Merrill Lynch continues its push into e-commerce. After starting out with consumer products like meat from Omaha Steaks and books from Barnes & Noble, Merrill has expanded into business products and auctions.
Merrill Lynch's consumer shopping site (www.shopmerrill.com) now has 300 to 500 merchants selling more than 4.5 million products, says Joshua Nabozny, the firm's director of e-commerce.
Both individual and business clients earn points toward merchandise when they use the Visa cards that come with Merrill's CMA accounts. Clients get one point for every dollar they spend offline and three points for every dollar they spend on the Web.
Customers can use their points to pay their brokers. Each point is worth 1.5 cents. Clients contact Visa to have their points converted to cash on their next CMA statement. Then, those funds can be applied to fees and commissions.

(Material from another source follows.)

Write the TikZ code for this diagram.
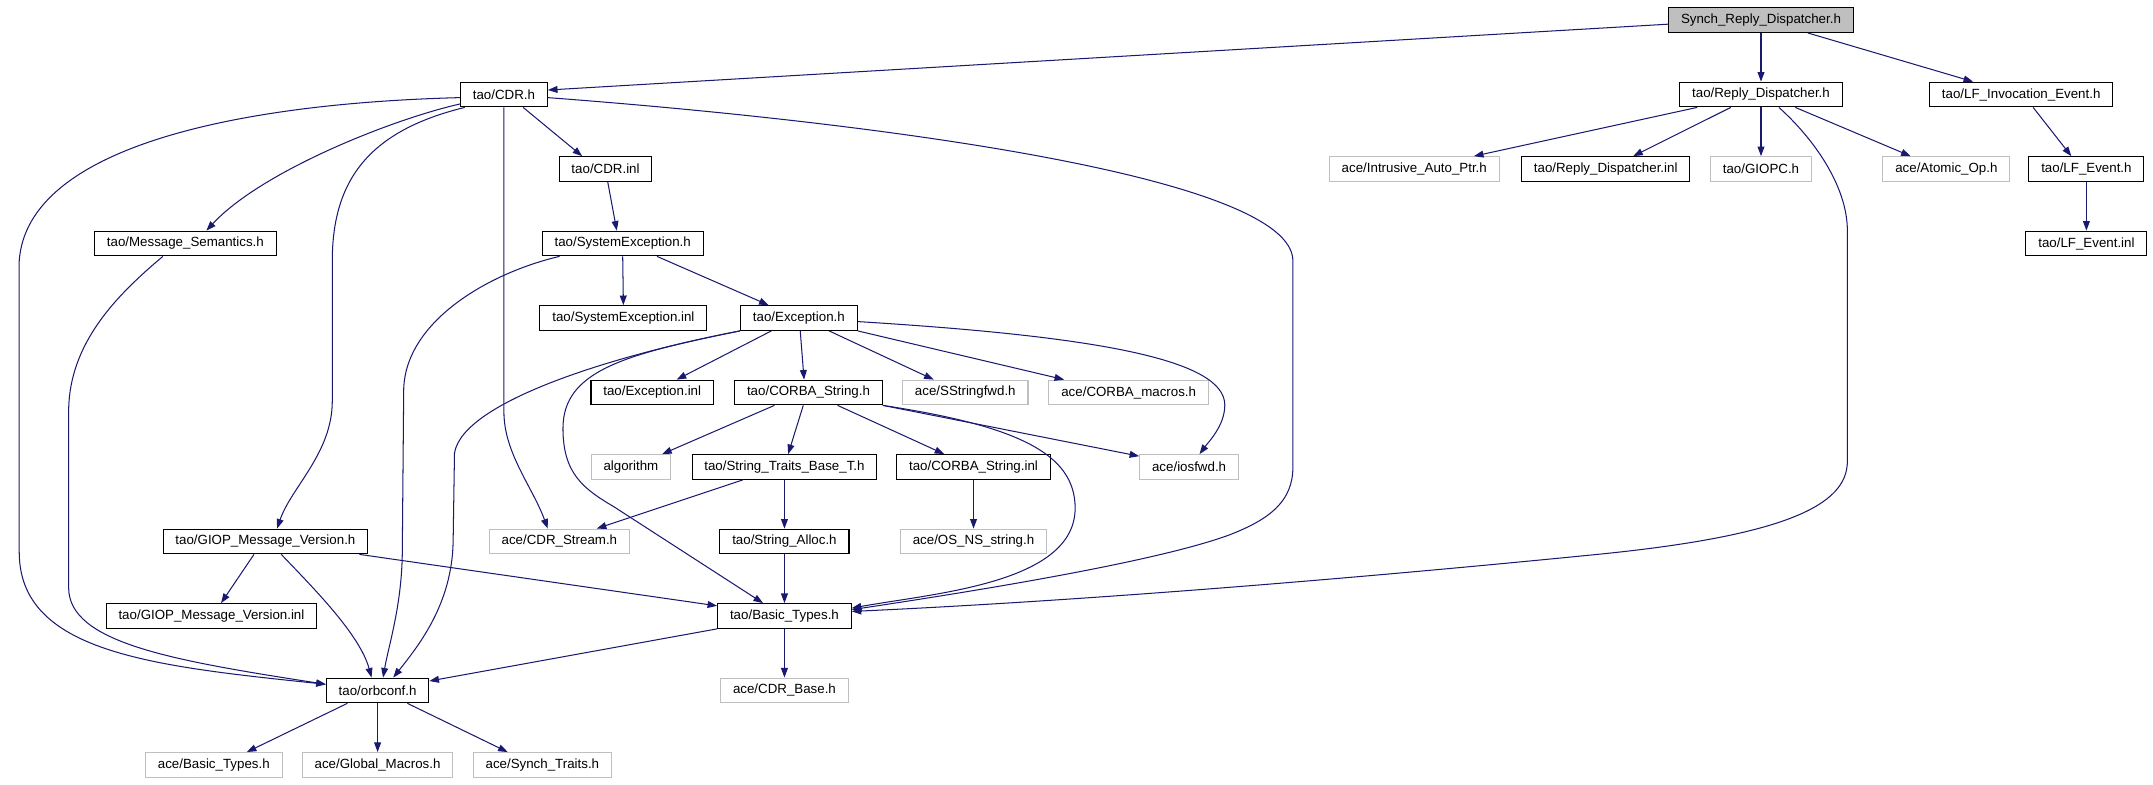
\documentclass[tikz,border=0pt]{standalone}
\usepackage{fontspec}
\setmainfont{Liberation Sans}
\usetikzlibrary{arrows.meta}
\definecolor{edgeblue}{HTML}{191970}
\definecolor{boxgray}{HTML}{BFBFBF}
\begin{document}
\begin{tikzpicture}[x=1pt,y=-1pt,
  nd/.style={draw=black, line width=0.75pt, fill=white, minimum height=18pt, inner xsep=9pt, inner ysep=0pt, font=\fontsize{9.7}{11}\selectfont},
  gnd/.style={nd, draw=boxgray},
  rootnd/.style={nd, fill=boxgray},
  e/.style={draw=edgeblue, line width=0.75pt, -{Triangle[length=7pt,width=5pt]}, fill=none}]
\useasboundingbox (0,0) rectangle (1568,571);
% row 0
\node[rootnd] (synch) at (1282.5,14.6) {Synch\_Reply\_Dispatcher.h};
% row 1
\node[nd] (cdr) at (367,68.85) {tao/CDR.h};
\node[nd] (reply) at (1282.5,68.85) {tao/Reply\_Dispatcher.h};
\node[nd] (lfinv) at (1472,68.85) {tao/LF\_Invocation\_Event.h};
% row 2
\node[nd] (cdrinl) at (441,123.1) {tao/CDR.inl};
\node[gnd] (intrusive) at (1030,123.1) {ace/Intrusive\_Auto\_Ptr.h};
\node[nd] (replyinl) at (1169.4,123.1) {tao/Reply\_Dispatcher.inl};
\node[gnd] (giopc) at (1282.5,123.1) {tao/GIOPC.h};
\node[gnd] (atomic) at (1417.5,123.1) {ace/Atomic\_Op.h};
\node[nd] (lfevent) at (1519.5,123.1) {tao/LF\_Event.h};
% row 3
\node[nd] (msgsem) at (135,177.35) {tao/Message\_Semantics.h};
\node[nd] (sysexc) at (453.5,177.35) {tao/SystemException.h};
\node[nd] (lfeventinl) at (1519.5,177.35) {tao/LF\_Event.inl};
% row 4
\node[nd] (sysexcinl) at (454,231.6) {tao/SystemException.inl};
\node[nd] (exc) at (581.8,231.6) {tao/Exception.h};
% row 5
\node[nd] (excinl) at (475,285.85) {tao/Exception.inl};
\node[nd] (corbastr) at (588.8,285.85) {tao/CORBA\_String.h};
\node[gnd] (sstringfwd) at (703,285.85) {ace/SStringfwd.h};
\node[gnd] (corbamacros) at (822,285.85) {ace/CORBA\_macros.h};
% row 6
\node[gnd] (algorithm) at (459.5,340.1) {algorithm};
\node[nd] (strtraits) at (571.3,340.1) {tao/String\_Traits\_Base\_T.h};
\node[nd] (corbastrinl) at (709,340.1) {tao/CORBA\_String.inl};
\node[gnd] (iosfwd) at (866,340.1) {ace/iosfwd.h};
% row 7
\node[nd] (giopmv) at (193.3,394.35) {tao/GIOP\_Message\_Version.h};
\node[gnd] (cdrstream) at (407.4,394.35) {ace/CDR\_Stream.h};
\node[nd] (stralloc) at (571.3,394.35) {tao/String\_Alloc.h};
\node[gnd] (osns) at (709,394.35) {ace/OS\_NS\_string.h};
% row 8
\node[nd] (giopmvinl) at (154,448.6) {tao/GIOP\_Message\_Version.inl};
\node[nd] (basictypes) at (571.3,448.6) {tao/Basic\_Types.h};
% row 9
\node[nd] (orbconf) at (275,502.85) {tao/orbconf.h};
\node[gnd] (cdrbase) at (571.3,502.85) {ace/CDR\_Base.h};
% row 10
\node[gnd] (acebasic) at (155.7,557.1) {ace/Basic\_Types.h};
\node[gnd] (globalmacros) at (275,557.1) {ace/Global\_Macros.h};
\node[gnd] (synchtraits) at (395,557.1) {ace/Synch\_Traits.h};

% edges from the root
\draw[e] ([yshift=-3pt]synch.west) -- ([yshift=3.3pt]cdr.east);
\draw[e] (synch.south) -- (reply.north);
\draw[e] ([xshift=34pt]synch.south) -- ([xshift=-35pt]lfinv.north);
% tao/CDR.h
\draw[e] ([xshift=14pt]cdr.south) -- ([xshift=-17pt]cdrinl.north);
\draw[e] ([yshift=2.5pt]cdr.south west) .. controls (285,87) and (190,125) .. ([xshift=15.3pt]msgsem.north);
\draw[e] ([xshift=3.5pt]cdr.south west) .. controls (270,95) and (242,130) .. (242,190) -- (242,292) .. controls (242,330) and (212,355) .. ([xshift=8.5pt]giopmv.north);
\draw[e] (cdr.south) -- (367,300) .. controls (367,330) and (388,355) .. ([xshift=-8.5pt]cdrstream.north);
\draw[e] ([yshift=-2.25pt]cdr.west) .. controls (180,75) and (20,105) .. (14,190) -- (14,402) .. controls (14,475) and (110,485) .. ([yshift=4.5pt]orbconf.west);
\draw[e] ([yshift=-2.25pt]cdr.east) .. controls (650,90) and (941.6,130) .. (941.6,190) -- (941.6,340) .. controls (941.6,365) and (925,378) .. (895.5,389.5) .. controls (840,410) and (700,432) .. ([yshift=4.6pt]basictypes.east);
% tao/Message_Semantics.h
\draw[e] ([xshift=-16.4pt]msgsem.south) .. controls (85,215) and (50,250) .. (50,300) -- (50,428) .. controls (50,468) and (125,481) .. ([yshift=4.5pt]orbconf.west);
% tao/CDR.inl
\draw[e] ([xshift=1.6pt]cdrinl.south) -- ([xshift=-4.3pt]sysexc.north);
% tao/SystemException.h
\draw[e] (sysexc.south) -- (sysexcinl.north);
\draw[e] ([xshift=25pt]sysexc.south) -- ([xshift=-22pt]exc.north);
\draw[e] ([xshift=-46pt]sysexc.south) .. controls (355,199) and (294,235) .. (294,285) -- (293,400) .. controls (293,440) and (283,470) .. ([xshift=4pt]orbconf.north);
% tao/Exception.h
\draw[e] ([xshift=-20pt]exc.south) -- ([xshift=17.8pt]excinl.north);
\draw[e] ([xshift=1pt]exc.south) -- ([xshift=-3.2pt]corbastr.north);
\draw[e] ([xshift=22pt]exc.south) -- ([xshift=-23pt]sstringfwd.north);
\draw[e] (exc.south east) -- ([xshift=-47pt]corbamacros.north);
\draw[e] ([yshift=-2.6pt]exc.east) .. controls (800,245) and (892,262) .. (892,295) .. controls (892,310) and (880,322) .. ([xshift=7.6pt]iosfwd.north);
\draw[e] (exc.south west) .. controls (450,258) and (337,292) .. (331,330) -- (330,395) .. controls (329,440) and (305,470) .. ([xshift=11.4pt]orbconf.north);
\draw[e] (exc.south west) .. controls (455,258) and (410,270) .. (410,312) .. controls (410,345) and (425,356) .. (447,369) -- ([xshift=-15.6pt]basictypes.north);
% tao/CORBA_String.h
\draw[e] ([xshift=-24.8pt]corbastr.south) -- ([xshift=22.7pt]algorithm.north);
\draw[e] ([xshift=-3.8pt]corbastr.south) -- ([xshift=2.7pt]strtraits.north);
\draw[e] ([xshift=21.2pt]corbastr.south) -- ([xshift=-21.3pt]corbastrinl.north);
\draw[e] (corbastr.south east) -- ([yshift=-1.5pt]iosfwd.north west);
\draw[e] (corbastr.south east) .. controls (740,310) and (783,330) .. (783,370) .. controls (783,425) and (680,432) .. ([yshift=5.7pt]basictypes.east);
% tao/String_Traits_Base_T.h
\draw[e] (strtraits.south) -- (stralloc.north);
\draw[e] ([xshift=-30.3pt]strtraits.south) -- ([xshift=27.2pt]cdrstream.north);
% tao/CORBA_String.inl
\draw[e] (corbastrinl.south) -- (osns.north);
% tao/String_Alloc.h
\draw[e] (stralloc.south) -- (basictypes.north);
% tao/GIOP_Message_Version.h
\draw[e] ([xshift=-8.3pt]giopmv.south) -- ([xshift=7pt]giopmvinl.north);
\draw[e] ([xshift=11.5pt]giopmv.south) .. controls (228,428) and (262,462) .. ([xshift=-4.4pt]orbconf.north);
\draw[e] ([xshift=-6.5pt]giopmv.south east) -- ([yshift=-2pt]basictypes.north west);
% tao/Basic_Types.h
\draw[e] (basictypes.south west) -- ([yshift=-2.5pt]orbconf.north east);
\draw[e] (basictypes.south) -- (cdrbase.north);
% tao/orbconf.h
\draw[e] ([xshift=-22pt]orbconf.south) -- ([xshift=24pt]acebasic.north);
\draw[e] (orbconf.south) -- (globalmacros.north);
\draw[e] ([xshift=21.7pt]orbconf.south) -- ([xshift=-25.2pt]synchtraits.north);
% tao/Reply_Dispatcher.h
\draw[e] ([xshift=-46.5pt]reply.south) -- ([xshift=43.4pt]intrusive.north);
\draw[e] ([xshift=-22pt]reply.south) -- ([xshift=20pt]replyinl.north);
\draw[e] (reply.south) -- (giopc.north);
\draw[e] ([xshift=25pt]reply.south) -- ([xshift=-26pt]atomic.north);
\draw[e] ([xshift=13pt]reply.south) .. controls (1320,100) and (1345.4,135) .. (1345.4,168) -- (1345.4,336) .. controls (1345.4,368) and (1300,390) .. (1164.8,403.6) .. controls (1000,420) and (800,437) .. ([yshift=3.3pt]basictypes.east);
% tao/LF_Invocation_Event.h and tao/LF_Event.h
\draw[e] ([xshift=8.7pt]lfinv.south) -- ([xshift=-11pt]lfevent.north);
\draw[e] (lfevent.south) -- (lfeventinl.north);
\end{tikzpicture}
\end{document}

Merrill has a shopping site for business clients, too--www.merrillebusiness.com--which is being operated through Works.com.
"The intent is to help business-owner clients manage procurement," Nabozny says. Business owners can give employees preapproved spending levels to buy office supplies and services, such as printing, coping and postage.
How many clients use the e-commerce services? Nabozny won't specify. He says only that the number is "very steep and growing on a daily basis."
Is Merrill making money from e-commerce? Nabozny says profits are not the point. "The objective is to provide services and benefits to our clients."
Nabozny adds that the business site is about to go through a "revolution" that will result in a "next generation" of services for business owners, but declines to offer further details
Acting as a high-tech barker, Merrill Lynch has launched its own auction site, www.merrillauctions.com. It features three different auction formats.
The first is a points auction, in which Merrill clients can use points earned on their CMA Visa cards to bid for "very well-priced merchandise," says Joshua Nabozny, the firm's director of e-commerce. A pocket TV, a wireless phone and an MP3 player were among the items up for auction in February.
Another section offers consumer-to-consumer bidding, like Ubid.com, which supplied Merrill with the infrastructure for the service, Nabozny says.
The third auction segment, which was built through a partnership with TradeOut.com, is for business owners who want to liquidate excess inventory.